— BEGIN —

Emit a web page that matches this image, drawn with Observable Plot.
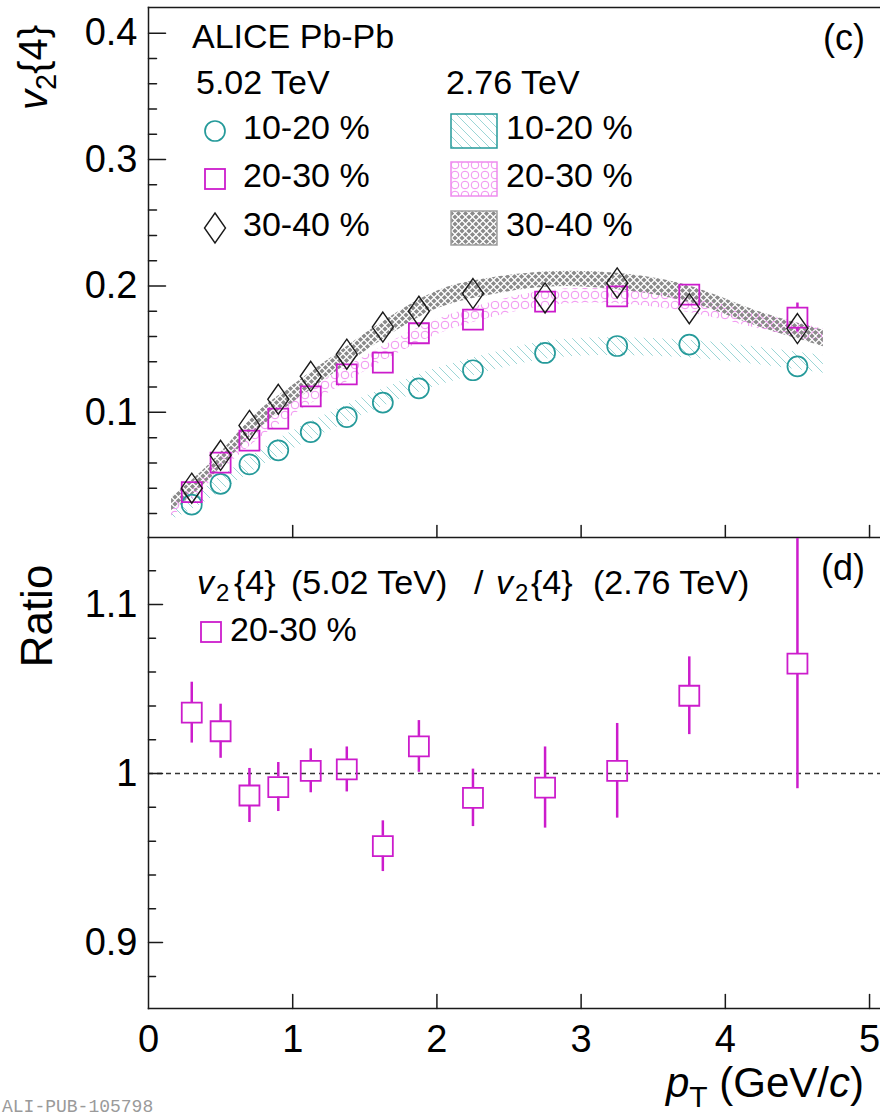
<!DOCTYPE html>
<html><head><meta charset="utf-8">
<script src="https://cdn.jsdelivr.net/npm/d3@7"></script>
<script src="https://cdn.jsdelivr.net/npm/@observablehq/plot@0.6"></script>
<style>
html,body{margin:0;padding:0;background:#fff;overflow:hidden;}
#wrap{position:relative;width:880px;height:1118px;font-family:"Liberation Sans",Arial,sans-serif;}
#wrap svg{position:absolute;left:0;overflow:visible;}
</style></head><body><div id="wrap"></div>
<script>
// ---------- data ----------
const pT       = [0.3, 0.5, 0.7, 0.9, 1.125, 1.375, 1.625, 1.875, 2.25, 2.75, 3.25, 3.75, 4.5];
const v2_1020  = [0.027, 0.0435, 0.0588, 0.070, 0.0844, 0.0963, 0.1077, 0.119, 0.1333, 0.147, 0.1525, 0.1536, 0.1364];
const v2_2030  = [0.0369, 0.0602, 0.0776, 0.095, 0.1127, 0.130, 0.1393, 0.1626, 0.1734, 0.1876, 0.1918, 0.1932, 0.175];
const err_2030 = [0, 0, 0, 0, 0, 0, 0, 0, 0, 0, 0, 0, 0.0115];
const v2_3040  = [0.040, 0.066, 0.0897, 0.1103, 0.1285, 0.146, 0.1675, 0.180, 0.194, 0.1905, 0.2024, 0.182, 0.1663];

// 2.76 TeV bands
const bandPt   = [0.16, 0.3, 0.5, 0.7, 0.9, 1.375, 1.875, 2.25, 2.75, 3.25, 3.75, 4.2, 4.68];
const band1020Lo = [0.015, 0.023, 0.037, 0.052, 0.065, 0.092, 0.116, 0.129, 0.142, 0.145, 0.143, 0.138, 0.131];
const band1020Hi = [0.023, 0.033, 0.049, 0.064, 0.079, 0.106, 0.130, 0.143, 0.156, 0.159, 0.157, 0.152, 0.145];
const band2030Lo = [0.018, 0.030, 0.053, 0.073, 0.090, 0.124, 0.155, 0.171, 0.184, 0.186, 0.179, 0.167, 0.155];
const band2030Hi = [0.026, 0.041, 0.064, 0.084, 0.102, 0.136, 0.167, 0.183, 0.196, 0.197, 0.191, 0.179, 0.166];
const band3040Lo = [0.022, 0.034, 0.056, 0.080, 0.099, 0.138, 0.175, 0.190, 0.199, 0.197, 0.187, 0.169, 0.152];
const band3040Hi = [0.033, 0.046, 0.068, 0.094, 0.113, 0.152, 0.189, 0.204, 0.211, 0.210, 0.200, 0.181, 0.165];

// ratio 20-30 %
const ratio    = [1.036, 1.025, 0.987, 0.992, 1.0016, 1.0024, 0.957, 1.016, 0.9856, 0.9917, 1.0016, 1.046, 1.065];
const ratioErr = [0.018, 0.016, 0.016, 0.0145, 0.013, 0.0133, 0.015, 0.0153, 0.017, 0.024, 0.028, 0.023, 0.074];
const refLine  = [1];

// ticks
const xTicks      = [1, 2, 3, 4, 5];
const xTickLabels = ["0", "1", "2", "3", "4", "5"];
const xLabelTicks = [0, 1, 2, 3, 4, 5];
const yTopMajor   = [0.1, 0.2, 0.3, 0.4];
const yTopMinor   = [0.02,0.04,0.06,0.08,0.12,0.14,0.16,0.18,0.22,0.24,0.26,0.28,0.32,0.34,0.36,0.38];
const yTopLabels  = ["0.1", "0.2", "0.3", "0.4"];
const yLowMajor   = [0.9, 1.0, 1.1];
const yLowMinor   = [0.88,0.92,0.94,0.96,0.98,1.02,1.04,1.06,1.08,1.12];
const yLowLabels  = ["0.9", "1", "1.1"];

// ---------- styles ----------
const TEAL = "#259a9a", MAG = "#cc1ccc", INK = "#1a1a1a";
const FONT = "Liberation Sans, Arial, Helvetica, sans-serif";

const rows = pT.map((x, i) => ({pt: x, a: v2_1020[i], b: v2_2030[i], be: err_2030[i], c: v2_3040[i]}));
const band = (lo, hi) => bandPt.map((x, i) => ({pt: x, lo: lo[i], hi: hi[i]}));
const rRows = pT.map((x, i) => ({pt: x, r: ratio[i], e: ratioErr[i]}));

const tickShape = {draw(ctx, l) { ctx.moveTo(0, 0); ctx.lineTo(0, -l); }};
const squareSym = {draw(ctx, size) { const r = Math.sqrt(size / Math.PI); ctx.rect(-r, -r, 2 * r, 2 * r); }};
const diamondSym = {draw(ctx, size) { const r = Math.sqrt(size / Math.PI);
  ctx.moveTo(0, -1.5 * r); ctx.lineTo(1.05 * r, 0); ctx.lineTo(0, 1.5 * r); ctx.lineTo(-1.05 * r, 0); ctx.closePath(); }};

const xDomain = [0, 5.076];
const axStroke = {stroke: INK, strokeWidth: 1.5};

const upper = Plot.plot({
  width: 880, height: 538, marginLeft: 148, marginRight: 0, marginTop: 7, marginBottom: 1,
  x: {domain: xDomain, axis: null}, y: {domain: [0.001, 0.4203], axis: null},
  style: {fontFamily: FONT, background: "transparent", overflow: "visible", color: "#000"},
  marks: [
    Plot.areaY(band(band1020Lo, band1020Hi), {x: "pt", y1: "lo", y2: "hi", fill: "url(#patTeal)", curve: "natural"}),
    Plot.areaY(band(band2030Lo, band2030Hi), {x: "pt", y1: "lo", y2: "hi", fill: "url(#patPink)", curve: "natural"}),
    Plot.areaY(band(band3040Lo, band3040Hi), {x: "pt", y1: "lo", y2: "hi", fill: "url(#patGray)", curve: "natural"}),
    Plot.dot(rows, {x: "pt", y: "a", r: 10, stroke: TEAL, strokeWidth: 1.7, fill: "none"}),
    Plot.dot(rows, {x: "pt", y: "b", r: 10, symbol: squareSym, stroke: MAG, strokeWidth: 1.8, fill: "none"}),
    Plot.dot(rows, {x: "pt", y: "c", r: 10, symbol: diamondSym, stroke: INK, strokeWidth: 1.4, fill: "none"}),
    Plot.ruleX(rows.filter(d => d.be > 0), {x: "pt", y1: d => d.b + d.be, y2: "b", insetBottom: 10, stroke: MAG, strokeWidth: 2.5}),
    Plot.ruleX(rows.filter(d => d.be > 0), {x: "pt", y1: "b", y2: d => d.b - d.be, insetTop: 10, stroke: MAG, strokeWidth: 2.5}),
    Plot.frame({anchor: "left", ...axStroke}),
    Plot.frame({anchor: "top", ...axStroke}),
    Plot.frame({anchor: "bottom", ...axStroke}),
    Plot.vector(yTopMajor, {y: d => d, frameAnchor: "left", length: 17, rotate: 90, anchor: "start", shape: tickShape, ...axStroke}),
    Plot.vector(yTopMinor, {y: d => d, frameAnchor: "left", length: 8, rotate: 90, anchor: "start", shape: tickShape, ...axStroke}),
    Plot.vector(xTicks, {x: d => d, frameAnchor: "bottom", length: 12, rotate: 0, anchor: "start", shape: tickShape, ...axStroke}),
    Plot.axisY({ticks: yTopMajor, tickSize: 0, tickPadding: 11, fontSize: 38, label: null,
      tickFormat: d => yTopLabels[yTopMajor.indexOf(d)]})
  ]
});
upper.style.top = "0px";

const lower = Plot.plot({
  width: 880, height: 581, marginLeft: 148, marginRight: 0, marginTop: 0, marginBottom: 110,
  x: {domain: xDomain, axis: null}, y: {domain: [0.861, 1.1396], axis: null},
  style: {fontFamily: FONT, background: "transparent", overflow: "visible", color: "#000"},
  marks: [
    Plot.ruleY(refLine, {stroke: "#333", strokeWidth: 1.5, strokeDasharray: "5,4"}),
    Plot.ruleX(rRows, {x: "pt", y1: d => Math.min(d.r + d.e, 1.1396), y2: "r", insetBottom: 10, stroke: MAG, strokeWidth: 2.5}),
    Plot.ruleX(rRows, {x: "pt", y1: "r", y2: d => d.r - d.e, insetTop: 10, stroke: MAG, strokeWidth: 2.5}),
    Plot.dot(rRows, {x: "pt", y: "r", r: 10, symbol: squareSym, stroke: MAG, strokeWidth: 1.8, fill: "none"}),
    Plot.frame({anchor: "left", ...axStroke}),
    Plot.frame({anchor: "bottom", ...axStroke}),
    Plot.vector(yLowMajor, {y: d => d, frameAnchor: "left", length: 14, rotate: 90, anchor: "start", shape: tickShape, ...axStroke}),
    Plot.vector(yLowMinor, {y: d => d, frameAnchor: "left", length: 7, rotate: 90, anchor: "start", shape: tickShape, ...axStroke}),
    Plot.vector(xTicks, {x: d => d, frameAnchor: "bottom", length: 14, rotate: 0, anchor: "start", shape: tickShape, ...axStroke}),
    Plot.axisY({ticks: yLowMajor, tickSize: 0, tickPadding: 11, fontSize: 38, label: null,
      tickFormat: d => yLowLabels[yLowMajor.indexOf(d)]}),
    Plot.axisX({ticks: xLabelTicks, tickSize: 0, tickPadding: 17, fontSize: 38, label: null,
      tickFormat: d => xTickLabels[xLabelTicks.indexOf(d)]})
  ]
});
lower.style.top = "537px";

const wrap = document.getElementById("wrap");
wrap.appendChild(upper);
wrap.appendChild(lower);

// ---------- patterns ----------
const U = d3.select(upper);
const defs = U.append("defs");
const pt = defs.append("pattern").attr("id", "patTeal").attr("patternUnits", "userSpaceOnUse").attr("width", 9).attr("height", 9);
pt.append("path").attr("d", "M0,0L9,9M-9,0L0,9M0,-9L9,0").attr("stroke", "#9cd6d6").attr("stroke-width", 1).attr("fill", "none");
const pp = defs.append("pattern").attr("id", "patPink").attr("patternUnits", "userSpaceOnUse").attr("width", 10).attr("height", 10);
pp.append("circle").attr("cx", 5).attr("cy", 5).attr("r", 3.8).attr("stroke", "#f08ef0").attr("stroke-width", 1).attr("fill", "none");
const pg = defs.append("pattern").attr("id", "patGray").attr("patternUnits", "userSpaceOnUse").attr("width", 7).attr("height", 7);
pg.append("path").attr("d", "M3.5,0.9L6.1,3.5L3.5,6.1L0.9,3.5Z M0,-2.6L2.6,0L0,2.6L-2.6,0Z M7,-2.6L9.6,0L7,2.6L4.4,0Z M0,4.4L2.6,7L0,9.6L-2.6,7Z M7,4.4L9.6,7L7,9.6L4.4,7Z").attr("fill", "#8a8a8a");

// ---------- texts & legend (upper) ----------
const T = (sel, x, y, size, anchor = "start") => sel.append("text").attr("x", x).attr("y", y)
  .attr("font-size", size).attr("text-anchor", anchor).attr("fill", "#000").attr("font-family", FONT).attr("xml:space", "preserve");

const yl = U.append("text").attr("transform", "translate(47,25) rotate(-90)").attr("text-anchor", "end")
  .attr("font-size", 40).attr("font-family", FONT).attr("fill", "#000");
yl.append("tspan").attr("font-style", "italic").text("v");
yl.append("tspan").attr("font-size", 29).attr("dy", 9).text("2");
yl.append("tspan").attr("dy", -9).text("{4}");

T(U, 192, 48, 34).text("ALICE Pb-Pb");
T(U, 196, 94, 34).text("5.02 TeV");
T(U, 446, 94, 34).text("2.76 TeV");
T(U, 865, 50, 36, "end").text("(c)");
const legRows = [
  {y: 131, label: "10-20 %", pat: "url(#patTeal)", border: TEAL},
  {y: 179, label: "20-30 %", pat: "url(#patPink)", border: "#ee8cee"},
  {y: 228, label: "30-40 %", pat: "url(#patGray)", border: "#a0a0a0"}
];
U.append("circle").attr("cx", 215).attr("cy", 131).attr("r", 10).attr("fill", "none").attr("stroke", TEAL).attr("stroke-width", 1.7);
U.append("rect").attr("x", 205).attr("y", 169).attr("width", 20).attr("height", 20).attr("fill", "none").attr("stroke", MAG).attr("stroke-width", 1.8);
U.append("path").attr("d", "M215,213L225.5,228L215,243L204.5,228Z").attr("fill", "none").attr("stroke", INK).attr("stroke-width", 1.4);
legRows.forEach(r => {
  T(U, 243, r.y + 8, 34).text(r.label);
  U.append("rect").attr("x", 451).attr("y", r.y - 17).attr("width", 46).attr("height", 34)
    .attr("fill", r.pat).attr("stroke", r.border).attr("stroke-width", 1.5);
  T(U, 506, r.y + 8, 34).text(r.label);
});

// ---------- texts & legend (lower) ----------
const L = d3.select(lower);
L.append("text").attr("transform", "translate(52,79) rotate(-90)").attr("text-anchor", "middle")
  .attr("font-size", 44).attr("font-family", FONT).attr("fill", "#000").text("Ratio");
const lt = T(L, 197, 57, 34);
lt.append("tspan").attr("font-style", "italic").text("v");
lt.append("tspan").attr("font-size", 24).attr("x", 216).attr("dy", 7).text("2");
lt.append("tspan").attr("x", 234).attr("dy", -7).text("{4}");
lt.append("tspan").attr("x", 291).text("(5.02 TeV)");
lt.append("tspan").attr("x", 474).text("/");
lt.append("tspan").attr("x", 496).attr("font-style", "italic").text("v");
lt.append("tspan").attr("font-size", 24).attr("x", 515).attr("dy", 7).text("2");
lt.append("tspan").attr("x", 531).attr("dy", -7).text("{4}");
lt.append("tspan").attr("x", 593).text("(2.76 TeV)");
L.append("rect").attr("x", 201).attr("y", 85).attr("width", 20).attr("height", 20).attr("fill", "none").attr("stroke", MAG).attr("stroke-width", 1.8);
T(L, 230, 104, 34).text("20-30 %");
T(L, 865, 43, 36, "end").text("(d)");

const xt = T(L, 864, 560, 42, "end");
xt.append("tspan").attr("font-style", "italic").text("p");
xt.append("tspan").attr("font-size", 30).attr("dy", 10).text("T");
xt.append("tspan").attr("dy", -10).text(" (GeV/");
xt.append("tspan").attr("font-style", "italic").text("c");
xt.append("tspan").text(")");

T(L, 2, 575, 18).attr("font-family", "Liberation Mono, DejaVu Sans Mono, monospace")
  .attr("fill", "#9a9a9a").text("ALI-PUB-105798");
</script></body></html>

— END —

Task to carry out:
Exactly restate the lines from the beginning of the data through the line with "0.2024, 0.182, 0.1663];", and no others, keeping pictures out.

Answer in full:
Emit a web page that matches this image, drawn with Observable Plot.
<!DOCTYPE html>
<html><head><meta charset="utf-8">
<script src="https://cdn.jsdelivr.net/npm/d3@7"></script>
<script src="https://cdn.jsdelivr.net/npm/@observablehq/plot@0.6"></script>
<style>
html,body{margin:0;padding:0;background:#fff;overflow:hidden;}
#wrap{position:relative;width:880px;height:1118px;font-family:"Liberation Sans",Arial,sans-serif;}
#wrap svg{position:absolute;left:0;overflow:visible;}
</style></head><body><div id="wrap"></div>
<script>
// ---------- data ----------
const pT       = [0.3, 0.5, 0.7, 0.9, 1.125, 1.375, 1.625, 1.875, 2.25, 2.75, 3.25, 3.75, 4.5];
const v2_1020  = [0.027, 0.0435, 0.0588, 0.070, 0.0844, 0.0963, 0.1077, 0.119, 0.1333, 0.147, 0.1525, 0.1536, 0.1364];
const v2_2030  = [0.0369, 0.0602, 0.0776, 0.095, 0.1127, 0.130, 0.1393, 0.1626, 0.1734, 0.1876, 0.1918, 0.1932, 0.175];
const err_2030 = [0, 0, 0, 0, 0, 0, 0, 0, 0, 0, 0, 0, 0.0115];
const v2_3040  = [0.040, 0.066, 0.0897, 0.1103, 0.1285, 0.146, 0.1675, 0.180, 0.194, 0.1905, 0.2024, 0.182, 0.1663];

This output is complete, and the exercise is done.